The Ministry of Primary and Secondary Education says it intends to revive continuous assessment for public examination classes at the beginning of schools’ second term in May.
This was said on Friday by the Ministry’s Permanent Secretary Tumisang Thabela who also revealed that continuous assessment is not a new phenomenon but was limited to what used to be called practical subjects.
What is new is that the Ministry is opening it up to other learning areas rather than just limiting it to what we used to call practical subjects. She said:
Our target is to have it reintroduced in May when we come back from the break. So, we are trying to push to get the final stakeholder input and finalise.

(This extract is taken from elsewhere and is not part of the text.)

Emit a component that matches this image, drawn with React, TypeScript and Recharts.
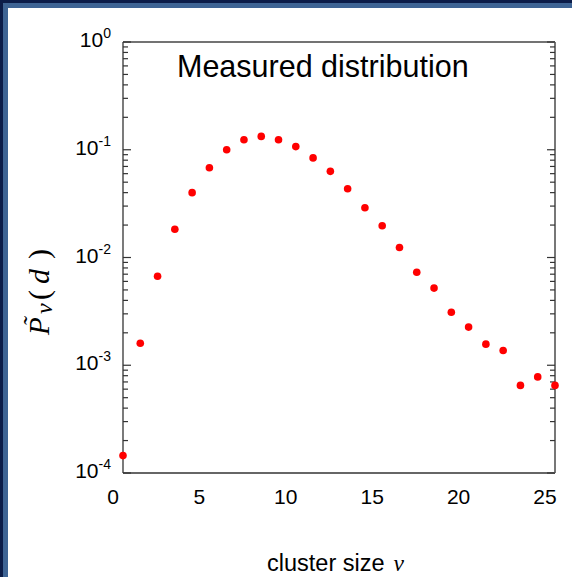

We are targeting May and we don’t know whether we will be able to get there because sometimes these things are delayed beyond your planning.
… We want to produce a child that can survive in any situation so we are producing skills as opposed to producing a child who can only cram. Before an exam, you would find someone stuffing themselves with information. Regurgitate what the teacher has been saying. What was done for over two years is dismissed over two hours? You [O’ Lvel & A’ Level pupils] are told that you are U or an A in two hours.
Thabela added that teachers have a role to be a fair judge of the child’s progress and will be assessing, collecting their marks and banking them somewhere so that the child is assessed even if they have to move to another school.
When the New Curriculum came into effect, pupils were supposed to be graded based on 40 per cent theoretical examinations, 30 per cent practical examinations and 30 per cent continuous assessment.